In the first of a series of short road safety messages to car drivers, GEM Motoring Assist provides advice to help drivers share the road with cyclists.
The messages are intended to help drivers “better understand different road user groups and encourage them to make allowances for their specific needs”.
GEM says the “safest journeys happen when everyone obeys the rules of the road”.
David Williams MBE, GEM chief executive, said: “We believe there are two really important actions drivers can take immediately to reduce the risk to themselves and to cyclists.
“First, to accept that we’re all on the road with the intention of trying to arrive somewhere safely. Second, to be more observant on journeys, because ‘failing to look properly’ is the most common contributory factor recorded by police in a collision involving a bicycle and another vehicle.

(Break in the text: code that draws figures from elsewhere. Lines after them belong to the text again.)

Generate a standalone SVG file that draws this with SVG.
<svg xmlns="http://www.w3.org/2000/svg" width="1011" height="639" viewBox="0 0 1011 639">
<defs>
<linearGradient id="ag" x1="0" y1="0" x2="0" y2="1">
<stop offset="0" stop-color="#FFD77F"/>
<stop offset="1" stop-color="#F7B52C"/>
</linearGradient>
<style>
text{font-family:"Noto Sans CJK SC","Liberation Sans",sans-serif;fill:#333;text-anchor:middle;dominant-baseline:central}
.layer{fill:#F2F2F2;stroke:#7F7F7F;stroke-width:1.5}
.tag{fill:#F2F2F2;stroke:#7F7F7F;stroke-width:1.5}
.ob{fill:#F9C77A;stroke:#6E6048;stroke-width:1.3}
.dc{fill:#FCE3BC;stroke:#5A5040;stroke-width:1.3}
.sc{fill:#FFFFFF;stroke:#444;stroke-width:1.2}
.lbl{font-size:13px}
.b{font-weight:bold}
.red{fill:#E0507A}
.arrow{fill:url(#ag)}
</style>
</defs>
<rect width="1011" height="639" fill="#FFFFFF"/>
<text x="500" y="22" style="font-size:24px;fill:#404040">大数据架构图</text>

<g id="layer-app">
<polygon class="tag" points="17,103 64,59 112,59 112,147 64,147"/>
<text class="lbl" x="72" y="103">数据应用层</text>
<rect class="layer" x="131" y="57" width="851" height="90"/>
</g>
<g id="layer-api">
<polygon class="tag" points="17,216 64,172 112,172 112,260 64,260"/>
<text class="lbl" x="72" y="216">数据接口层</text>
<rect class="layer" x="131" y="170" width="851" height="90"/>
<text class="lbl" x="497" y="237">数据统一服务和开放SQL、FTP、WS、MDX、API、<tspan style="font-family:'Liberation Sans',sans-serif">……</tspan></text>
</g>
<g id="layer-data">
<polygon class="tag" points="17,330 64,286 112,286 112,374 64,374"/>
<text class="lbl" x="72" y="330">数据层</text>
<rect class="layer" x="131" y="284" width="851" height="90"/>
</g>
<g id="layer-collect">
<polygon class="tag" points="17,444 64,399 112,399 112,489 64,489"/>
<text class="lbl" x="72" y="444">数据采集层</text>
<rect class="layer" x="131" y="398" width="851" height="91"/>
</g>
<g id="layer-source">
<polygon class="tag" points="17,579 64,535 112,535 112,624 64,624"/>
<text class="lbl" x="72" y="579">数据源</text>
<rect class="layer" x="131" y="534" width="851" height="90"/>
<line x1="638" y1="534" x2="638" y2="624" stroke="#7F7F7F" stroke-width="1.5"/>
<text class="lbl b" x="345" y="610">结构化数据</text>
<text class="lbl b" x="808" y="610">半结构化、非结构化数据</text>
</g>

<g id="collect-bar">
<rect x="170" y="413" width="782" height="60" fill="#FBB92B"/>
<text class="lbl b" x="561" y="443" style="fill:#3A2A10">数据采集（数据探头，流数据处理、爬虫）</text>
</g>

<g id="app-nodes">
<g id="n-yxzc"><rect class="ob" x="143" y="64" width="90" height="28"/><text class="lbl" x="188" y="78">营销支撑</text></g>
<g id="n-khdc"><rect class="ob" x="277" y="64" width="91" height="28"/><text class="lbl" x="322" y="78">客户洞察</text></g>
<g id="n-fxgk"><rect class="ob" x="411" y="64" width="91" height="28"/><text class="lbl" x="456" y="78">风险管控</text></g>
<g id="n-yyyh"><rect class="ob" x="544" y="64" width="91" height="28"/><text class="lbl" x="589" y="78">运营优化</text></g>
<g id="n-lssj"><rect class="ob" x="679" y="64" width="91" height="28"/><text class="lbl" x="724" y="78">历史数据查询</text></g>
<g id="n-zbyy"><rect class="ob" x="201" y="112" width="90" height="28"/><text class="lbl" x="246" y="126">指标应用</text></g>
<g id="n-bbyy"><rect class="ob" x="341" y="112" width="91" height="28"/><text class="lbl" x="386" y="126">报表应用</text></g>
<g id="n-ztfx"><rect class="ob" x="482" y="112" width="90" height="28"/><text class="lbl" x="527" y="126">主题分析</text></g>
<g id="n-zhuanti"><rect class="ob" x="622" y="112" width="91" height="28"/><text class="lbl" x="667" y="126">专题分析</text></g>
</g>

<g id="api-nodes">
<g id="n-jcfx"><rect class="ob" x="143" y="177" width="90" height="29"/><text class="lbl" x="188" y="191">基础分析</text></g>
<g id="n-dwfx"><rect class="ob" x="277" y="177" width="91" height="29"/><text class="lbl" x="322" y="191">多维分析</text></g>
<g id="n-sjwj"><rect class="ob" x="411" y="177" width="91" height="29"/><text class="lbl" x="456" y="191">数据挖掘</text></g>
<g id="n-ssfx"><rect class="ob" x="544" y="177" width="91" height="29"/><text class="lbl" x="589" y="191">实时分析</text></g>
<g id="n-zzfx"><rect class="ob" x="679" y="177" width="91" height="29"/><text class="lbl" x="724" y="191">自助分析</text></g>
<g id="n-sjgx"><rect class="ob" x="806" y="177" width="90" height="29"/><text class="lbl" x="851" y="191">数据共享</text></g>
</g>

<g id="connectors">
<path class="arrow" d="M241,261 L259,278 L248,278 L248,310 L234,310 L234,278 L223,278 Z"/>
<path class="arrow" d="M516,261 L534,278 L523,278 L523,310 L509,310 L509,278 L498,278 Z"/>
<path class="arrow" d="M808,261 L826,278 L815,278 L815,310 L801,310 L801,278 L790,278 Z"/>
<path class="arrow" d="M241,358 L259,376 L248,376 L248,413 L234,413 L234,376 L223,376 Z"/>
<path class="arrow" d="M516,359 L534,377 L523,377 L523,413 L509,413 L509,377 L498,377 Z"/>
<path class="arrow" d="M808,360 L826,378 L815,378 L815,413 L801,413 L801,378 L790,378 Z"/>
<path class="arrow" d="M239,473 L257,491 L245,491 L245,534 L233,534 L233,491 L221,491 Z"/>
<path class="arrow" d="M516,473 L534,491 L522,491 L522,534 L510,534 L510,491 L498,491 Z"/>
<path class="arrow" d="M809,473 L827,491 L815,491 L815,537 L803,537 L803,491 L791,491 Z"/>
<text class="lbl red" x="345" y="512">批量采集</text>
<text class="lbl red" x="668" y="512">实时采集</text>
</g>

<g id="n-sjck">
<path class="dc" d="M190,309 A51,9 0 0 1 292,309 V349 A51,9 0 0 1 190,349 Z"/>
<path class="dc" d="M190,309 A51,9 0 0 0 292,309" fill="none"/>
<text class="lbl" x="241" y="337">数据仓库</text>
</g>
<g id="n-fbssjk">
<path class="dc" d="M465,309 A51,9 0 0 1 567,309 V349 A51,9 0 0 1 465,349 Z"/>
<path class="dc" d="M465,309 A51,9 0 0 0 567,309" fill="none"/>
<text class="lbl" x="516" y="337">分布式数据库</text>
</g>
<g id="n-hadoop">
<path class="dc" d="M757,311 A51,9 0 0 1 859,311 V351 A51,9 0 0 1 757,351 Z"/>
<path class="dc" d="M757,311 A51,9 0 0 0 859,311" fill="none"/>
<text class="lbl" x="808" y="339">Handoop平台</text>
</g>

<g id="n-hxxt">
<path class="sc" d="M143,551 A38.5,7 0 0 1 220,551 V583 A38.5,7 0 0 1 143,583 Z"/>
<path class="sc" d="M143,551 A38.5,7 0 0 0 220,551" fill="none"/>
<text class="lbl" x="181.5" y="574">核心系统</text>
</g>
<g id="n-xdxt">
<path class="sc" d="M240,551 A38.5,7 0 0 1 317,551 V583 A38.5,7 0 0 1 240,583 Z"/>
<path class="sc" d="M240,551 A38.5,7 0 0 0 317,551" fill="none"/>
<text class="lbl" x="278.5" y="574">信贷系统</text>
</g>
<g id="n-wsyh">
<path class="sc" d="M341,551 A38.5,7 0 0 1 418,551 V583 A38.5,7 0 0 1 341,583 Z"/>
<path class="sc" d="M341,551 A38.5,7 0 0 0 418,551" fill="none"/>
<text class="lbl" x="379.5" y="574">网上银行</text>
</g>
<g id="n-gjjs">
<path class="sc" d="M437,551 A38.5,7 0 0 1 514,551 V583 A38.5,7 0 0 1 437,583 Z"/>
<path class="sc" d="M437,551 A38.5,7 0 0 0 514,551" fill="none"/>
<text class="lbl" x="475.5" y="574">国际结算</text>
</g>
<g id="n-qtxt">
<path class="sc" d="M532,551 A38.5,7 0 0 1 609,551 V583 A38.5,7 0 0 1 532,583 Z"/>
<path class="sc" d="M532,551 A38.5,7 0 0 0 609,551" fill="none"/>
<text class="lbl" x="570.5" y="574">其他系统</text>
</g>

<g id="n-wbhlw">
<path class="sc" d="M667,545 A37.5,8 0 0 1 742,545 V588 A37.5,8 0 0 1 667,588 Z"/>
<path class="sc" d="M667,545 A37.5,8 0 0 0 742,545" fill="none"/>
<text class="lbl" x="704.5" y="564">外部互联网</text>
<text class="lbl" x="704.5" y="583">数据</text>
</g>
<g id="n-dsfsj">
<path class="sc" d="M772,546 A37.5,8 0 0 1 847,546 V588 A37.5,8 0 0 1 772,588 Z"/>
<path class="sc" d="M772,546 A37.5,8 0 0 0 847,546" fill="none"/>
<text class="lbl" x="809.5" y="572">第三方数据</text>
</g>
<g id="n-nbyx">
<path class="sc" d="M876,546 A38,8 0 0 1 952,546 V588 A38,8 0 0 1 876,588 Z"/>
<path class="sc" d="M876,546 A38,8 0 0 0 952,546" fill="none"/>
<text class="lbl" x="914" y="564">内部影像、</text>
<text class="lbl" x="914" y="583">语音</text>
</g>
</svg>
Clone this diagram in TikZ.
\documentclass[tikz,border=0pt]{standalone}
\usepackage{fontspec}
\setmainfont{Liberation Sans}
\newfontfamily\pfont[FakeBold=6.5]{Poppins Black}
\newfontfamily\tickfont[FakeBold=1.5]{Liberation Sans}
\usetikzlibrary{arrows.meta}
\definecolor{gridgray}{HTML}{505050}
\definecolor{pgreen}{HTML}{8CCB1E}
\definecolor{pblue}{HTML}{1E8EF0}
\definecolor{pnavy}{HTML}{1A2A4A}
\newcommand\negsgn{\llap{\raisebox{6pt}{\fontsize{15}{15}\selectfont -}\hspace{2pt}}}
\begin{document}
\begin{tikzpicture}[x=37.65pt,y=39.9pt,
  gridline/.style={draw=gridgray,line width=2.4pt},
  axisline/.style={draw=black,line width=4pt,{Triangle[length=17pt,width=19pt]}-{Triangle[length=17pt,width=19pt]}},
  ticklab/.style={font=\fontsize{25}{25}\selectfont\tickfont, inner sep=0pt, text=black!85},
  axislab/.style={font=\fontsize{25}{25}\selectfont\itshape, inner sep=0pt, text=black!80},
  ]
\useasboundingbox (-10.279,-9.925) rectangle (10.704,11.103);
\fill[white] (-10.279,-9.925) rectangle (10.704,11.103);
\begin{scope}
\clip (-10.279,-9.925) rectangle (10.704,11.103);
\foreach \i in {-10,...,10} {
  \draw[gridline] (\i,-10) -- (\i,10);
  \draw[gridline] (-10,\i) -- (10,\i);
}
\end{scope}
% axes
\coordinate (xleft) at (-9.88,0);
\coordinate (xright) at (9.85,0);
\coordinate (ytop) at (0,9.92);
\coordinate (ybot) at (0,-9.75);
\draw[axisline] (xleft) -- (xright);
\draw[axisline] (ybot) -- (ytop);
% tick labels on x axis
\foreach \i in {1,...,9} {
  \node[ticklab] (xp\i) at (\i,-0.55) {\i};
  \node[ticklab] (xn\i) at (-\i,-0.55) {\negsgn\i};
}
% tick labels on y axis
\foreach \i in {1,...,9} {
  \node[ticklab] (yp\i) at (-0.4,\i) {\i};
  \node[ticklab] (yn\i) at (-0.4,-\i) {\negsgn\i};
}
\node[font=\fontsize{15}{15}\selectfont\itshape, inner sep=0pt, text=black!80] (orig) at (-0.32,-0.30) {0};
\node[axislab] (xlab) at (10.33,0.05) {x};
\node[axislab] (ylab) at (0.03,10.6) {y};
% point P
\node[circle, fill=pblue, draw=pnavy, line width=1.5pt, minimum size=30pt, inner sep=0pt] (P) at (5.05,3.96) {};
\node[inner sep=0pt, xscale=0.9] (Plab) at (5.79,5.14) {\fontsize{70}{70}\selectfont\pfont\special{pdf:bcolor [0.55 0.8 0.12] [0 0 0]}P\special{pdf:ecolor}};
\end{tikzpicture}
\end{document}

“By taking these actions, and by committing to a courteous driving style at all times, we will play our part in making the roads safer – for ourselves and for cyclists, who are after all much more likely to be hurt in any collision.”
GEM’s five simple tips to promote safety for drivers and cyclists are:
• Remember above all that everyone on the road is trying to get somewhere safely. Do everything you can to play your part and you’ll be contributing to a safer road environment.
• Good observation is key, especially at junctions. This, combined with patience, helps ensure safer journeys for drivers and riders. Drivers should try to defuse tension, not increase it.
• Don’t stress when a cyclist performs a risky or illegal manoeuvre, and certainly don’t make any attempt to rebuke someone whose riding behaviour offends you. And don’t assume that if one cyclist does something dangerous, then all cyclists do it.
• Cyclists are entitled to the full lane of a road, not just the extreme left part. They need to manoeuvre round hazards such as potholes or drains, so be sure to anticipate this and give the space they need to stay safe.
• Give cyclists plenty of space when you pass, ideally as much space as you would give when overtaking another car. Avoid squeezing past or starting an overtaking manoeuvre when you can’t see far enough ahead to know you can complete it safely.